To maintain a character's integrity and believability, depth and complexity are only the beginning.  We all have core ego-structures that become somewhat fixed by the time we are 3-5 years old.  This core becomes both a filter and an amplifier, affecting how we take in and process the world around us.  We see what re-enforces our beliefs, and often are blind to that which doesn't fit our preconceptions.

Furthermore, and this is key to a character's believability, our perspective shifts under great stress and also when we are feeling confident and secure.  When a character doesn't shift perspective in accordance with certain stimuli, we feel in our heart, our gut, our head, that something's wrong.  The character is "flat."  Of course shifting to any arbitrary perspective will break the illusion even more abruptly.  There is a natural set of patterns that we can use to "flesh out" characters, and make them seem more realistic.

Let's look at an example of a character's "flow" through their reactive palette.  Someone who is highly driven by a sense of ethical righteousness will inevitably possess a certain level of anger as well.  The conflict between how things "should be" and how they are will be a focus of attention for them.  As they contend with powerlessness in righting the wrongs they perceive, their anger will eventually be pushed down and suppressed.  This suppression of anger naturally results in a more emotional, melancholy, and sometimes even depressed state of mind.

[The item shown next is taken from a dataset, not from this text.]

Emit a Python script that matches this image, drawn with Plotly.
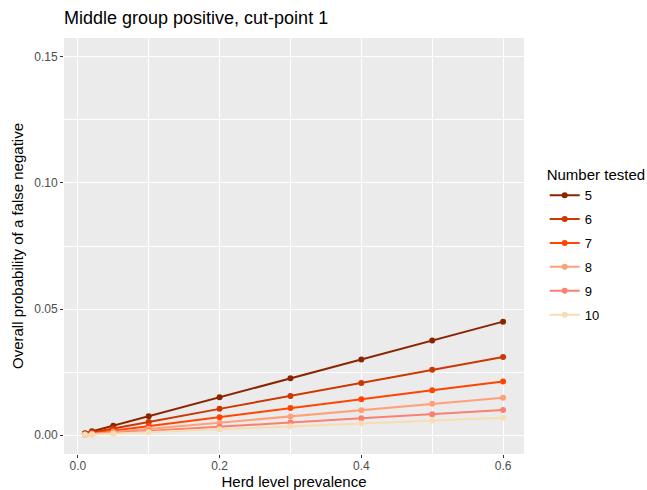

Conversely, were the same person to be in a position of comfort, confidence, and security, their polarized, good-or-bad, black-or-white worldview would open wider, taking in a multitude of options.  A marvelous metaphor for this characterological shift is when Dorothy Gale opens the door of her black-and-white Kansas farmhouse to reveal a vividly colorful world of Oz, first in 1933, and again more famously in the 1939 Technicolor masterpiece.

When a character moves dynamically along the paths we intuitively and instinctively know as real, that character becomes real for us.